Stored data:
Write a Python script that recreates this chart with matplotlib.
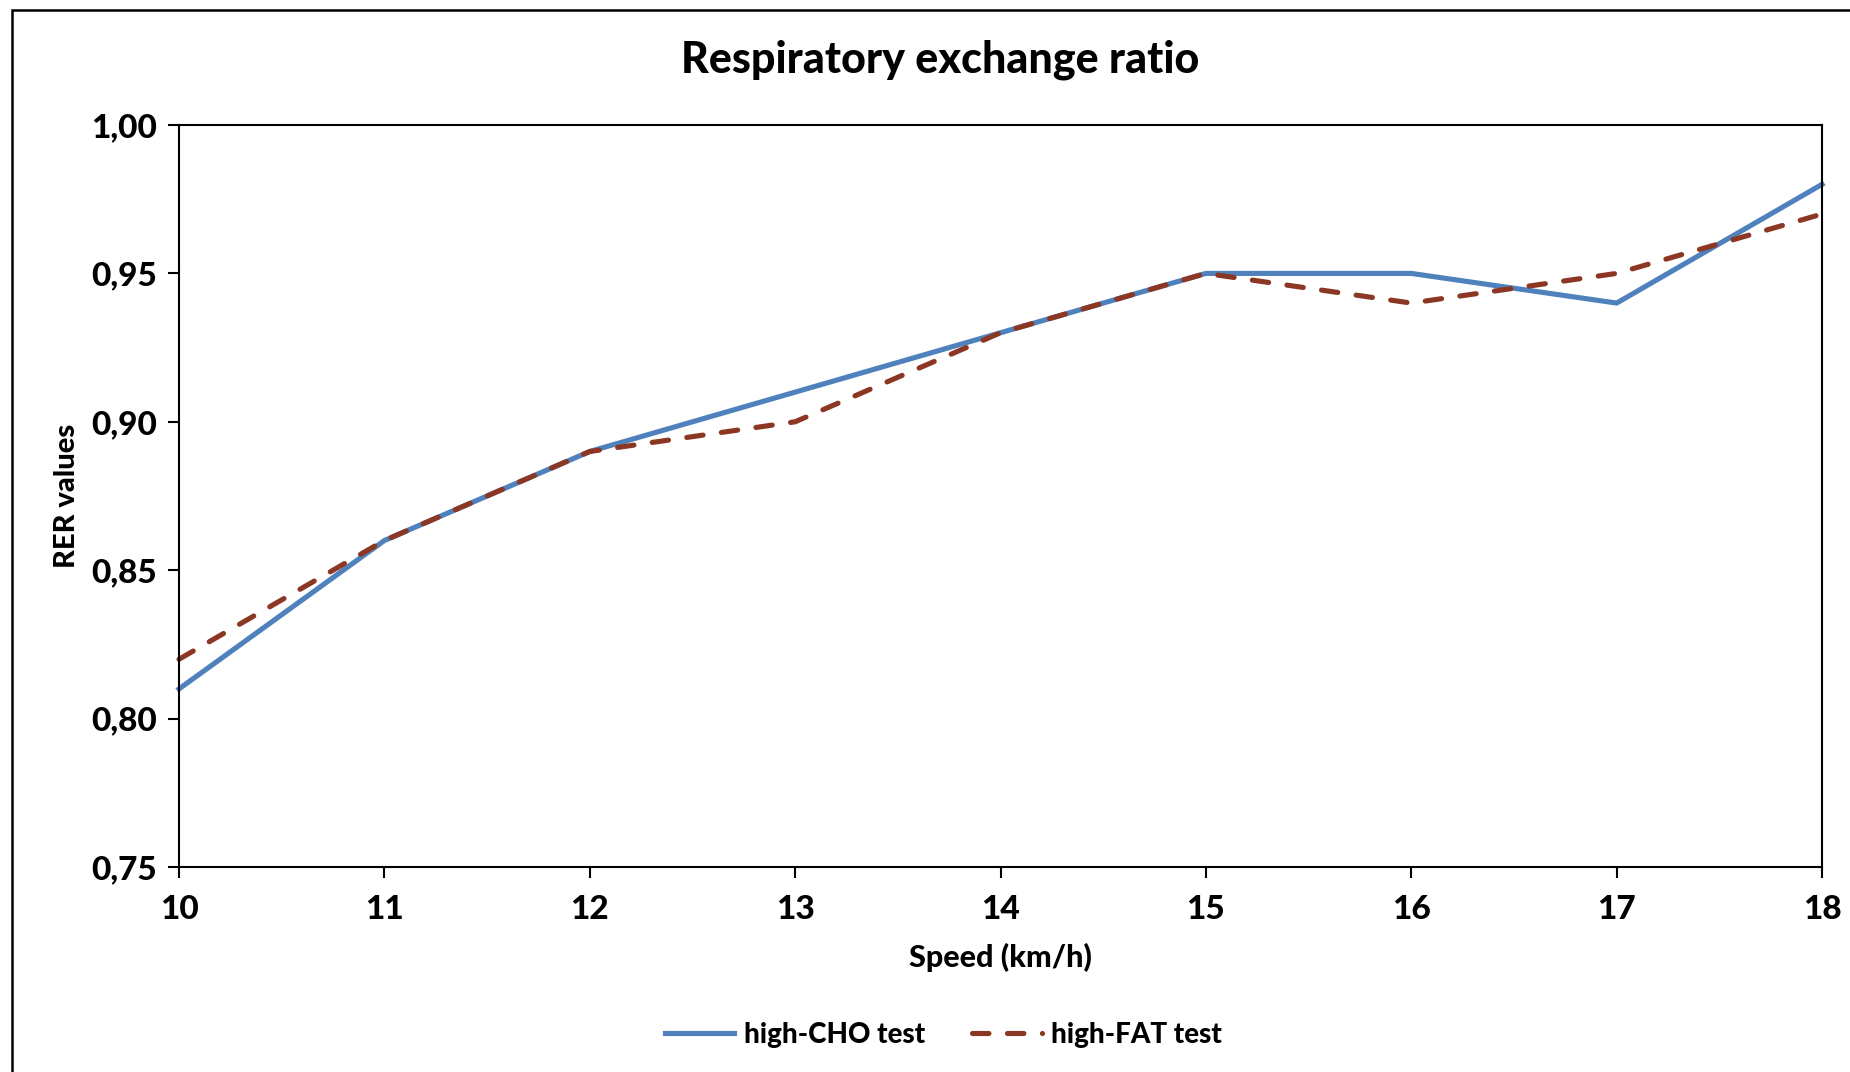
import matplotlib.pyplot as plt
from matplotlib.patches import Rectangle
from matplotlib.ticker import FuncFormatter

speed = [10, 11, 12, 13, 14, 15, 16, 17, 18]
rer_cho = [0.81, 0.86, 0.89, 0.91, 0.93, 0.95, 0.95, 0.94, 0.98]
rer_fat = [0.82, 0.86, 0.89, 0.90, 0.93, 0.95, 0.94, 0.95, 0.97]
y_ticks = [0.75, 0.80, 0.85, 0.90, 0.95, 1.00]

plt.rcParams['font.family'] = ['Lato', 'DejaVu Sans']
plt.rcParams['font.weight'] = 'black'

fig = plt.figure(figsize=(18.5, 10.72), dpi=100)
ax = fig.add_axes([179/1850, 1-867/1072, (1822-179)/1850, (867-125)/1072])

# outer chart frame (cut off at the right/bottom like the original)
fig.patches.append(Rectangle((12/1850, -0.1), 1.2, 1-10/1072+0.1, transform=fig.transFigure,
                             fill=False, edgecolor='black', linewidth=1.8))

ax.plot(speed, rer_cho, color='#4F81BD', linewidth=3.7, label='high-CHO test',
        solid_joinstyle='miter', clip_on=False)
ax.plot(speed, rer_fat, color='#8C3723', linewidth=3.7, label='high-FAT test',
        dashes=(3.2, 3.6), dash_capstyle='round', clip_on=False)

ax.set_xlim(10, 18)
ax.set_ylim(0.75, 1.00)
ax.set_xticks(speed)
ax.set_yticks(y_ticks)
ax.yaxis.set_major_formatter(FuncFormatter(lambda v, p: ('%.2f' % v).replace('.', ',')))
ax.tick_params(axis='both', direction='out', length=8, width=1.5, labelsize=24, pad=8)
ax.tick_params(axis='x', pad=12)
for s in ax.spines.values():
    s.set_linewidth(1.5)

fig.text(0.508, 1-60/1072, 'Respiratory exchange ratio', fontsize=31, fontweight='black',
         ha='center', va='center')
ax.set_xlabel('Speed (km/h)', fontsize=22, fontweight='black', labelpad=14)
ax.set_ylabel('RER values', fontsize=21, fontweight='black', labelpad=8)

fig.legend(loc='center', bbox_to_anchor=(0.51, 1-1035/1072), ncol=2, frameon=False,
           fontsize=20, handlelength=2.5, columnspacing=1.7, handletextpad=0.35)

fig.savefig('out.png', dpi=100)
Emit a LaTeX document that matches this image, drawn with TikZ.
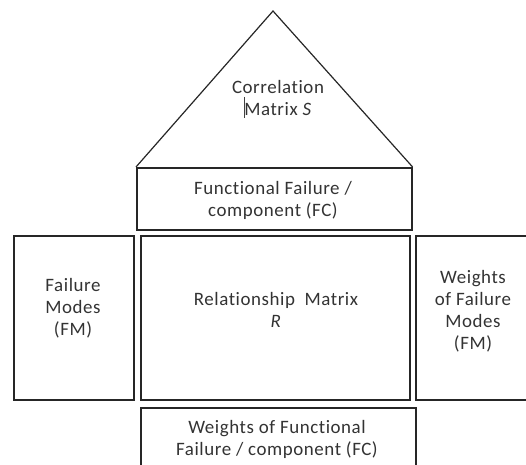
\documentclass[tikz,border=0pt]{standalone}
\usepackage{fontspec}
\setmainfont{Carlito}
\newfontfamily\txtfont[LetterSpace=3,Ligatures=NoCommon]{Carlito}
\begin{document}
\begin{tikzpicture}[x=1bp,y=-1bp,
  box/.style={draw=black!85, line width=1.6bp, inner sep=0pt, minimum width=#1},
  txt/.style={font=\txtfont\fontsize{19}{22}\selectfont, align=center, text=black!80, inner sep=0pt}]
\useasboundingbox (0,0) rectangle (526,465);
\clip (0,0) rectangle (526,465);
% boxes
\node[box=275bp, minimum height=62bp, anchor=north west] (fc) at (136,167) {};
\node[box=120bp, minimum height=164bp, anchor=north west] (fm) at (13,235) {};
\node[box=269bp, minimum height=164bp, anchor=north west] (rm) at (140,235) {};
\node[box=115bp, minimum height=164bp, anchor=north west] (wfm) at (415,235) {};
\node[box=275bp, minimum height=70bp, anchor=north west] (wfc) at (140,407) {};
% roof
\coordinate (apex) at (273,11);
\draw[black!85, line width=1.2bp, line join=miter] (fc.north west) -- (apex) -- (fc.north east);
% texts
\node[txt] (corrt) at (278,98) {Correlation\\Matrix \textit{S}};
\draw[black!75, line width=1bp] (244,97) -- (244,118);
\node[txt] (fct) at (273,200) {Functional Failure /\\component (FC)};
\node[txt] (fmt) at (73,308) {Failure\\Modes\\(FM)};
\node[txt] (rmt) at (276,310) {Relationship\ \ Matrix\\\textit{R}};
\node[txt] (wfmt) at (473,311) {Weights\\of Failure\\Modes\\(FM)};
\node[txt] (wfct) at (277,439) {Weights of Functional\\Failure / component (FC)};
\end{tikzpicture}
\end{document}
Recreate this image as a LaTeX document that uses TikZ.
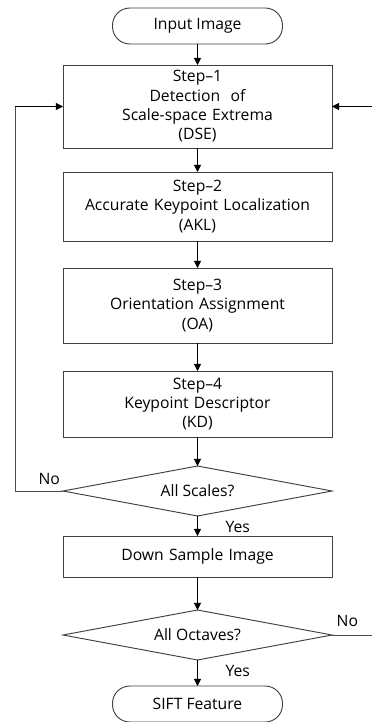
\documentclass[tikz,border=0pt]{standalone}
\usepackage{fontspec}
\setmainfont{Open Sans}
\usetikzlibrary{positioning,shapes.geometric,arrows.meta,backgrounds}

\begin{document}
\begin{tikzpicture}[font=\fontsize{13.4}{16.5}\selectfont, background rectangle/.style={fill=white}, show background rectangle]
    \tikzset{
        term/.style = {rectangle, rounded corners=0.52cm, draw=black!75, line width=0.8pt, outer sep=0pt, minimum width=5.1cm, minimum height=1.08cm, text centered},
        stepbox/.style = {rectangle, draw=black!75, line width=0.8pt, outer sep=0pt, minimum width=8.07cm, text width=7.8cm, inner ysep=1pt, align=center},
        decide/.style = {diamond, aspect=5.4, draw=black!75, line width=0.8pt, outer sep=0pt, minimum width=8.07cm, minimum height=1.5cm, inner sep=0pt},
        arrow/.style = {line width=0.7pt, ->, >={Triangle[length=6pt,width=6pt]}},
        wire/.style = {draw=black!70, line width=0.8pt},
        lbl/.style = {inner sep=1pt}
    }
    \useasboundingbox (0,0) rectangle (11.16,-21.66);

    \node (input) [term] at (5.925,-0.78) {Input Image};
    \node (dse) [stepbox, minimum height=2.49cm, below=0.63cm of input] {Step--1\\Detection\ \ of\\Scale-space Extrema\\(DSE)};
    \node (akl) [stepbox, minimum height=2.07cm, below=0.72cm of dse] {Step--2\\Accurate Keypoint Localization\\(AKL)};
    \node (oa) [stepbox, minimum height=2.25cm, below=0.81cm of akl] {Step--3\\Orientation Assignment\\(OA)};
    \node (kd) [stepbox, minimum height=1.98cm, below=0.84cm of oa] {Step--4\\Keypoint Descriptor\\(KD)};
    \node (scales) [decide, below=0.87cm of kd] {All Scales?};
    \node (down) [stepbox, minimum height=1.23cm, below=0.6cm of scales] {Down Sample Image};
    \node (octaves) [decide, below=0.99cm of down] {All Octaves?};
    \node (sift) [term, below=0.78cm of octaves] {SIFT Feature};

    \draw [arrow] (input) -- (dse);
    \draw [arrow] (dse) -- (akl);
    \draw [arrow] (akl) -- (oa);
    \draw [arrow] (oa) -- (kd);
    \draw [arrow] (kd) -- (scales);
    \draw [arrow] (scales) -- (down);
    \draw [arrow] (down) -- (octaves);
    \draw [arrow] (octaves) -- (sift);

    % loop back over the scales
    \coordinate (scalesL) at (0.45,0 |- scales.west);
    \coordinate (dseL) at (0.45,0 |- dse.west);
    \draw [wire] (scales.west) -- (scalesL) -- (dseL);
    \draw [arrow] (dseL) -- (dse.west);
    \node [lbl, above left=0.15cm and 0.05cm of scales.west] {No};

    % loop back over the octaves
    \coordinate (octR) at (11.16,0 |- octaves.east);
    \coordinate (dseR) at (11.16,0 |- dse.east);
    \draw [wire] (octaves.east) -- (octR);
    \draw [arrow] (dseR) -- (dse.east);
    \node [lbl, above right=0.2cm and 0.1cm of octaves.east] {No};

    \node [lbl, below right=0.12cm and 0.8cm of scales.south] {Yes};
    \node [lbl, below right=0.12cm and 0.8cm of octaves.south] {Yes};
\end{tikzpicture}
\end{document}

▶ _What is required_
Print the data above verbatim from the first line through the line holding "fill=False, edgecolor='black', linewidth=1.8))", leaving every picture out.

▶ _Final result_
Write a Python script that recreates this chart with matplotlib.
import matplotlib.pyplot as plt
from matplotlib.patches import Rectangle
from matplotlib.ticker import FuncFormatter

speed = [10, 11, 12, 13, 14, 15, 16, 17, 18]
rer_cho = [0.81, 0.86, 0.89, 0.91, 0.93, 0.95, 0.95, 0.94, 0.98]
rer_fat = [0.82, 0.86, 0.89, 0.90, 0.93, 0.95, 0.94, 0.95, 0.97]
y_ticks = [0.75, 0.80, 0.85, 0.90, 0.95, 1.00]

plt.rcParams['font.family'] = ['Lato', 'DejaVu Sans']
plt.rcParams['font.weight'] = 'black'

fig = plt.figure(figsize=(18.5, 10.72), dpi=100)
ax = fig.add_axes([179/1850, 1-867/1072, (1822-179)/1850, (867-125)/1072])

# outer chart frame (cut off at the right/bottom like the original)
fig.patches.append(Rectangle((12/1850, -0.1), 1.2, 1-10/1072+0.1, transform=fig.transFigure,
                             fill=False, edgecolor='black', linewidth=1.8))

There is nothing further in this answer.